**What this task involves**:
Would you quote the material below in full and unchanged?

**Provided data**:

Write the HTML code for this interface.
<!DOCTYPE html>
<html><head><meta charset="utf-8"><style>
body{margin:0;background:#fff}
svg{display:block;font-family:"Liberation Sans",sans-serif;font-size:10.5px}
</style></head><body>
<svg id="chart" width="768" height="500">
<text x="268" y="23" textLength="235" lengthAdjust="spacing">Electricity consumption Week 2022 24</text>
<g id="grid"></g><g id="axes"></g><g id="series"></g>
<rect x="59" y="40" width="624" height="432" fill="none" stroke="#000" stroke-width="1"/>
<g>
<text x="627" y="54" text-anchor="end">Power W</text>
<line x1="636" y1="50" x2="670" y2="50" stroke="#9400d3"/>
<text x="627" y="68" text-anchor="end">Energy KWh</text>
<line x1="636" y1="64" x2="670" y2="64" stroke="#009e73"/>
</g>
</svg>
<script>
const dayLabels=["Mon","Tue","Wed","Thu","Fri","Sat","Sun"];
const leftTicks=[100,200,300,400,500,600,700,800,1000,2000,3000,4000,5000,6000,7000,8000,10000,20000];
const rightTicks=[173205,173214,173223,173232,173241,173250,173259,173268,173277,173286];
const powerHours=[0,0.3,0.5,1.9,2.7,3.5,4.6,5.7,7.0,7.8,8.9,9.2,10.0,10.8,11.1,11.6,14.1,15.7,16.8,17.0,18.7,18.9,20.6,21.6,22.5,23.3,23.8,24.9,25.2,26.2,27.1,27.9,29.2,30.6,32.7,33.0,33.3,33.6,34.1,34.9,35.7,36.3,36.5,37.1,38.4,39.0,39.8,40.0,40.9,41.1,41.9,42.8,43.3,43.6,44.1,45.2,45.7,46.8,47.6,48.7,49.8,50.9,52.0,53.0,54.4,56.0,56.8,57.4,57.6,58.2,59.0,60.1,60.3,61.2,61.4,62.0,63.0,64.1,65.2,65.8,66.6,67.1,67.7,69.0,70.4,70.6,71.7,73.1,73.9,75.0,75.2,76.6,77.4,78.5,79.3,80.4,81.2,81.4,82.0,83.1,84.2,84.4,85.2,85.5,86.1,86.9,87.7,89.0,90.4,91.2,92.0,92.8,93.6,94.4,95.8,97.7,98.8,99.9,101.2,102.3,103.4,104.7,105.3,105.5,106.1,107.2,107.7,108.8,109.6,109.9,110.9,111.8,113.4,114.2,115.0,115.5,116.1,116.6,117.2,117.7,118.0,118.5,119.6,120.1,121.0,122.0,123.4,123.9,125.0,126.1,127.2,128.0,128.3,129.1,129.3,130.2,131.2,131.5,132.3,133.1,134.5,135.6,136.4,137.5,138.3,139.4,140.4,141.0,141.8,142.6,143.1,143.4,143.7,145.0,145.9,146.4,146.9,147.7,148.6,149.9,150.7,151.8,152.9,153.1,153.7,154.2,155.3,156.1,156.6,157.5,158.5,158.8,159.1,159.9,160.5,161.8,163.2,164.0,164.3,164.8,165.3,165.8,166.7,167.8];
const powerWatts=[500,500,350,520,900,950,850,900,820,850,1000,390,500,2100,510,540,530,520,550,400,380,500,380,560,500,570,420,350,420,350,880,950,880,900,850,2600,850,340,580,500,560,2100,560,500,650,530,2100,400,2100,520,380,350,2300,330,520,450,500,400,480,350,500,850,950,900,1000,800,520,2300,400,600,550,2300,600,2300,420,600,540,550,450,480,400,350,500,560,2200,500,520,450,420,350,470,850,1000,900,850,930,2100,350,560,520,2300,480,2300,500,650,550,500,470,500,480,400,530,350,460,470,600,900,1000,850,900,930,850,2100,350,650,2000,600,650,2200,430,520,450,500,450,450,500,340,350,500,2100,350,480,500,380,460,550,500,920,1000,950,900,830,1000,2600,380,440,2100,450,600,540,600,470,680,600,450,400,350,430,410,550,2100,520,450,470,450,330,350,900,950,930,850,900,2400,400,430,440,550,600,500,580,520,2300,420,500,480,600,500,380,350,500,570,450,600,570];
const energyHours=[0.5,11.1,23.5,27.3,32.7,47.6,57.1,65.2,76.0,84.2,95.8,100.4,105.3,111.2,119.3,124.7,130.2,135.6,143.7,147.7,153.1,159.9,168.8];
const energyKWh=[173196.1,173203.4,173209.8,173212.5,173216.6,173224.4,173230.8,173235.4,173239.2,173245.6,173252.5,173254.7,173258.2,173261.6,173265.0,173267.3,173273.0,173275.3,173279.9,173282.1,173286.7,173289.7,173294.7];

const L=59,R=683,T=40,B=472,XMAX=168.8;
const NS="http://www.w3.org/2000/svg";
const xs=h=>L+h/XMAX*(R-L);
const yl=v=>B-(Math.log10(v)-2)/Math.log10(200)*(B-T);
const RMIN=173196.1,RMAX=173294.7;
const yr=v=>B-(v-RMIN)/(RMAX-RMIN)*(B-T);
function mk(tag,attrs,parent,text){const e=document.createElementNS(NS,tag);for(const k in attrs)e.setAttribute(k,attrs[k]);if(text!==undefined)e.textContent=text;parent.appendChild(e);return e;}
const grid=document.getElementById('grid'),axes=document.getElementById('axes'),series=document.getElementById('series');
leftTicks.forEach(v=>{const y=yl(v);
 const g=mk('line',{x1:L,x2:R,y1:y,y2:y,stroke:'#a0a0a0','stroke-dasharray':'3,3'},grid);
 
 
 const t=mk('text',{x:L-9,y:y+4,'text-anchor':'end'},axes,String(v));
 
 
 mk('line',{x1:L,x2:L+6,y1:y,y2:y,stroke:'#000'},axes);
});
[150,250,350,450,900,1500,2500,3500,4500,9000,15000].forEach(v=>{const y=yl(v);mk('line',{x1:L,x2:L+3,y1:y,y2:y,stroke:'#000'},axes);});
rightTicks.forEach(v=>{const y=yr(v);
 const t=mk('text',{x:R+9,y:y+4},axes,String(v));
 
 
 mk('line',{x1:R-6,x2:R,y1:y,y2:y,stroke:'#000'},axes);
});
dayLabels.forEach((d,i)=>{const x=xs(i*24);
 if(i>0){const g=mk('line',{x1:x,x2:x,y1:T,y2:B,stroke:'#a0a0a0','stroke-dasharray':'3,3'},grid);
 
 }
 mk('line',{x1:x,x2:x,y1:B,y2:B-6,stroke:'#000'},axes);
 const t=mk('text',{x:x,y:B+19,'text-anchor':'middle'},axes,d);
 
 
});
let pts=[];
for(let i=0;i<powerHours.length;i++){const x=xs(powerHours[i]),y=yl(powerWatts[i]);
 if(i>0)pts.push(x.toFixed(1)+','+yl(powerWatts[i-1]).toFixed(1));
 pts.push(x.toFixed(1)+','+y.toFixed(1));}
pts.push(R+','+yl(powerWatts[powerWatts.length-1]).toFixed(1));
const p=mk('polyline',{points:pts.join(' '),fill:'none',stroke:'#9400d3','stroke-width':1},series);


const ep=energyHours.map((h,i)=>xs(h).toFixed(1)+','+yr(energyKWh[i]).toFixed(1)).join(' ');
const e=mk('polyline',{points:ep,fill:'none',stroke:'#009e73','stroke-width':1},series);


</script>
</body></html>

**Finished exercise**:
Write the HTML code for this interface.
<!DOCTYPE html>
<html><head><meta charset="utf-8"><style>
body{margin:0;background:#fff}
svg{display:block;font-family:"Liberation Sans",sans-serif;font-size:10.5px}
</style></head><body>
<svg id="chart" width="768" height="500">
<text x="268" y="23" textLength="235" lengthAdjust="spacing">Electricity consumption Week 2022 24</text>
<g id="grid"></g><g id="axes"></g><g id="series"></g>
<rect x="59" y="40" width="624" height="432" fill="none" stroke="#000" stroke-width="1"/>
<g>
<text x="627" y="54" text-anchor="end">Power W</text>
<line x1="636" y1="50" x2="670" y2="50" stroke="#9400d3"/>
<text x="627" y="68" text-anchor="end">Energy KWh</text>
<line x1="636" y1="64" x2="670" y2="64" stroke="#009e73"/>
</g>
</svg>
<script>
const dayLabels=["Mon","Tue","Wed","Thu","Fri","Sat","Sun"];
const leftTicks=[100,200,300,400,500,600,700,800,1000,2000,3000,4000,5000,6000,7000,8000,10000,20000];
const rightTicks=[173205,173214,173223,173232,173241,173250,173259,173268,173277,173286];
const powerHours=[0,0.3,0.5,1.9,2.7,3.5,4.6,5.7,7.0,7.8,8.9,9.2,10.0,10.8,11.1,11.6,14.1,15.7,16.8,17.0,18.7,18.9,20.6,21.6,22.5,23.3,23.8,24.9,25.2,26.2,27.1,27.9,29.2,30.6,32.7,33.0,33.3,33.6,34.1,34.9,35.7,36.3,36.5,37.1,38.4,39.0,39.8,40.0,40.9,41.1,41.9,42.8,43.3,43.6,44.1,45.2,45.7,46.8,47.6,48.7,49.8,50.9,52.0,53.0,54.4,56.0,56.8,57.4,57.6,58.2,59.0,60.1,60.3,61.2,61.4,62.0,63.0,64.1,65.2,65.8,66.6,67.1,67.7,69.0,70.4,70.6,71.7,73.1,73.9,75.0,75.2,76.6,77.4,78.5,79.3,80.4,81.2,81.4,82.0,83.1,84.2,84.4,85.2,85.5,86.1,86.9,87.7,89.0,90.4,91.2,92.0,92.8,93.6,94.4,95.8,97.7,98.8,99.9,101.2,102.3,103.4,104.7,105.3,105.5,106.1,107.2,107.7,108.8,109.6,109.9,110.9,111.8,113.4,114.2,115.0,115.5,116.1,116.6,117.2,117.7,118.0,118.5,119.6,120.1,121.0,122.0,123.4,123.9,125.0,126.1,127.2,128.0,128.3,129.1,129.3,130.2,131.2,131.5,132.3,133.1,134.5,135.6,136.4,137.5,138.3,139.4,140.4,141.0,141.8,142.6,143.1,143.4,143.7,145.0,145.9,146.4,146.9,147.7,148.6,149.9,150.7,151.8,152.9,153.1,153.7,154.2,155.3,156.1,156.6,157.5,158.5,158.8,159.1,159.9,160.5,161.8,163.2,164.0,164.3,164.8,165.3,165.8,166.7,167.8];
const powerWatts=[500,500,350,520,900,950,850,900,820,850,1000,390,500,2100,510,540,530,520,550,400,380,500,380,560,500,570,420,350,420,350,880,950,880,900,850,2600,850,340,580,500,560,2100,560,500,650,530,2100,400,2100,520,380,350,2300,330,520,450,500,400,480,350,500,850,950,900,1000,800,520,2300,400,600,550,2300,600,2300,420,600,540,550,450,480,400,350,500,560,2200,500,520,450,420,350,470,850,1000,900,850,930,2100,350,560,520,2300,480,2300,500,650,550,500,470,500,480,400,530,350,460,470,600,900,1000,850,900,930,850,2100,350,650,2000,600,650,2200,430,520,450,500,450,450,500,340,350,500,2100,350,480,500,380,460,550,500,920,1000,950,900,830,1000,2600,380,440,2100,450,600,540,600,470,680,600,450,400,350,430,410,550,2100,520,450,470,450,330,350,900,950,930,850,900,2400,400,430,440,550,600,500,580,520,2300,420,500,480,600,500,380,350,500,570,450,600,570];
const energyHours=[0.5,11.1,23.5,27.3,32.7,47.6,57.1,65.2,76.0,84.2,95.8,100.4,105.3,111.2,119.3,124.7,130.2,135.6,143.7,147.7,153.1,159.9,168.8];
const energyKWh=[173196.1,173203.4,173209.8,173212.5,173216.6,173224.4,173230.8,173235.4,173239.2,173245.6,173252.5,173254.7,173258.2,173261.6,173265.0,173267.3,173273.0,173275.3,173279.9,173282.1,173286.7,173289.7,173294.7];

const L=59,R=683,T=40,B=472,XMAX=168.8;
const NS="http://www.w3.org/2000/svg";
const xs=h=>L+h/XMAX*(R-L);
const yl=v=>B-(Math.log10(v)-2)/Math.log10(200)*(B-T);
const RMIN=173196.1,RMAX=173294.7;
const yr=v=>B-(v-RMIN)/(RMAX-RMIN)*(B-T);
function mk(tag,attrs,parent,text){const e=document.createElementNS(NS,tag);for(const k in attrs)e.setAttribute(k,attrs[k]);if(text!==undefined)e.textContent=text;parent.appendChild(e);return e;}
const grid=document.getElementById('grid'),axes=document.getElementById('axes'),series=document.getElementById('series');
leftTicks.forEach(v=>{const y=yl(v);
 const g=mk('line',{x1:L,x2:R,y1:y,y2:y,stroke:'#a0a0a0','stroke-dasharray':'3,3'},grid);
 
 
 const t=mk('text',{x:L-9,y:y+4,'text-anchor':'end'},axes,String(v));
 
 
 mk('line',{x1:L,x2:L+6,y1:y,y2:y,stroke:'#000'},axes);
});
[150,250,350,450,900,1500,2500,3500,4500,9000,15000].forEach(v=>{const y=yl(v);mk('line',{x1:L,x2:L+3,y1:y,y2:y,stroke:'#000'},axes);});
rightTicks.forEach(v=>{const y=yr(v);
 const t=mk('text',{x:R+9,y:y+4},axes,String(v));
 
 
 mk('line',{x1:R-6,x2:R,y1:y,y2:y,stroke:'#000'},axes);
});
dayLabels.forEach((d,i)=>{const x=xs(i*24);
 if(i>0){const g=mk('line',{x1:x,x2:x,y1:T,y2:B,stroke:'#a0a0a0','stroke-dasharray':'3,3'},grid);
 
 }
 mk('line',{x1:x,x2:x,y1:B,y2:B-6,stroke:'#000'},axes);
 const t=mk('text',{x:x,y:B+19,'text-anchor':'middle'},axes,d);
 
 
});
let pts=[];
for(let i=0;i<powerHours.length;i++){const x=xs(powerHours[i]),y=yl(powerWatts[i]);
 if(i>0)pts.push(x.toFixed(1)+','+yl(powerWatts[i-1]).toFixed(1));
 pts.push(x.toFixed(1)+','+y.toFixed(1));}
pts.push(R+','+yl(powerWatts[powerWatts.length-1]).toFixed(1));
const p=mk('polyline',{points:pts.join(' '),fill:'none',stroke:'#9400d3','stroke-width':1},series);


const ep=energyHours.map((h,i)=>xs(h).toFixed(1)+','+yr(energyKWh[i]).toFixed(1)).join(' ');
const e=mk('polyline',{points:ep,fill:'none',stroke:'#009e73','stroke-width':1},series);


</script>
</body></html>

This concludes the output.